McConnell supported Frist’s attempted rules change in 2005, but told NBC’s David Gregory on Meet the Press Sunday that “I’m glad we didn’t do it” then.

He claimed that the “provocation” by Democrats filibustering Bush judicial nominees was so serious that it had prompted Frist’s attempted rules change. But “cooler heads prevailed” in 2005, McConnell said, “We knew it would be a mistake for the long-term future of the Senate and the country. That’s what I hope is going to happen here, David. We have an opportunity to pull back from the brink in this meeting we’re going to have of senators in the old Senate chamber Monday night. I hope we’ll come to our senses and not change the core of the Senate.”

Apparently seeking to soothe his rancorous relations with Reid, McConnell said Reid was “a reasonable man, he’s a good majority leader.”

On Thursday on the Senate floor McConnell told Reid that, “If we do not pull back from the brink, my friend the majority leader is going to be remembered as the worst leader of the Senate ever, the leader of the Senate who fundamentally changed the body.”

McConnell said that if Reid would bring most of the nominees to the floor for a vote and that “most of them are going to be confirmed. It really kind of comes down to three appointments that the federal courts have told us were unconstitutionally recess-appointed” by Obama on Jan 4. 2012.

The three that McConnell referred to are Cordray and two of the NLRB nominees, Sharon Block and Richard Griffin.

Two federal appeals courts have ruled that the Block and Griffin appointments were invalid because the Senate was not in recess when Obama used his recess appointment power to place them on the NLRB.

Some legal observers infer that since Cordray was recess-appointed on the same day, his appointment, too, is invalid, but no court has yet determined that.

The Supreme Court will hear the NLRB recess appointments case this fall.

The current Senate party lineup is 52 Democrats and two independents who caucus with the Democrats and 46 Republicans.

Reid said Thursday that all Republicans needed to do to avert a rules change was to have six GOP senators vote Tuesday for the motion to end debate on the nominations, which would then allow an up-or-down majority vote to confirm each of them.

Reid said Thursday a Republican senator had asked him, “What happens if cloture (a motion to end debate) is invoked on the people you put forward?”

Reid replied, “Well, if that happens, I have no complaints…. All you need is six Republicans to agree to do something” about the nominees.

On a separate issue, the implementation of the Affordable Care Act, Reid praised the law, saying, “Obamacare has been wonderful for America. Six million seniors have wellness checks now, 3.1 million young people now have insurance, insurance (companies) can’t rip off people anymore, that’s why people got millions of dollars of refunds last year….”

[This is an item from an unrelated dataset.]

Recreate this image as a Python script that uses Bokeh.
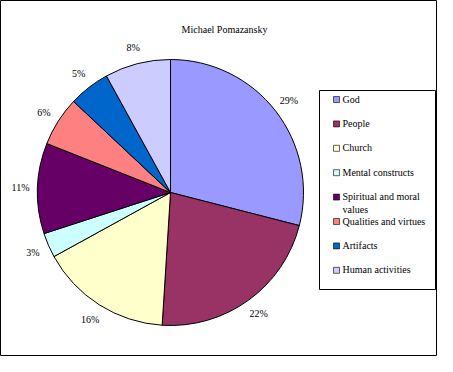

But McConnell said, “This is a big controversial issue, it’s not going away. It is in all likelihood going to be the premier issue in the 2014 election. The American people dislike it even more now than they did when it was passed.”

He criticized Obama for delaying the employer penalties in the law. “He’s selectively delaying parts of it, as if it’s all just kind of a smorgasbord of options for him to figure out which ones to execute and which parts of the law not to.”

McConnell is up for re-election next year. His Democratic opponent will be Kentucky Secretary of State Alison Lundergan Grimes.